The 20's Plenty campaign says it is a new way of thinking – no longer about 'vehicle dominance' and more about an egalitarian principle of a citizen's right to travel on foot or on bicycle without fear.
So how would it work in our city centre? The Norwich Society has two areas of concern.
The first is about how this change is signalled.
At one time, streets were marked with repeated 20mph circular signs. Zones were heralded by square 20mph signs and had to include calming devices.
Mini-roundabouts are now classed as calming devices.
The ideal method is to design streets which clearly show drivers that they are entering a special area where slower speeds come naturally.
This can include removal of kerbs, different paving, planting of trees, provision of extra seating and diagonal street parking. With current financial constraints, resources to implement large-scale changes to the city's streets are not available.
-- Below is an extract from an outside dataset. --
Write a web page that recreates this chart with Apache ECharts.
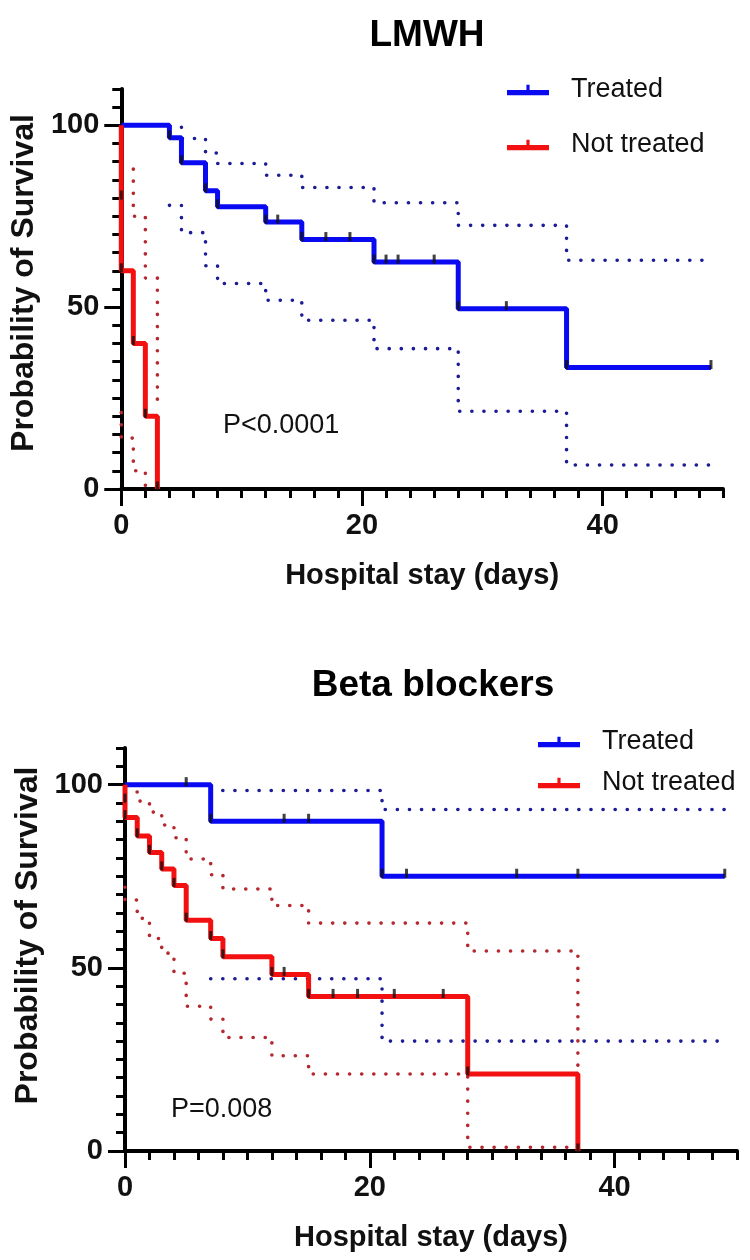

Using signs and speed ramps can be visually intrusive and may add to noise and pollution as drivers speed up and slow down.
The society suggests using simple zone signage at the entrance to the area, but also giving people plenty of time to adjust to the new speed.
Secondly, the society considers that even 20mph may be too high a limit for some streets, such as the area of St Andrew's Street by the Blackfriars and St Andrew's Halls and Cinema City, which could become a prime pedestrian crossing route from St George's Street.
The society has also called for a re-examination of whether some streets should be pedestrianised, with traffic limited to vehicles requiring access.
Elm Hill and Princes Street are the obvious candidates as neither is essential to maintaining access to the city centre and both are so narrow that pedestrians feel vulnerable.
This medieval area should be a major tourist attraction between the shopping core of the city and the cathedral.
Then there is the problem of enforceability – not least because the vehicle that whizzes past you at 30mph may not be a car but a bicycle.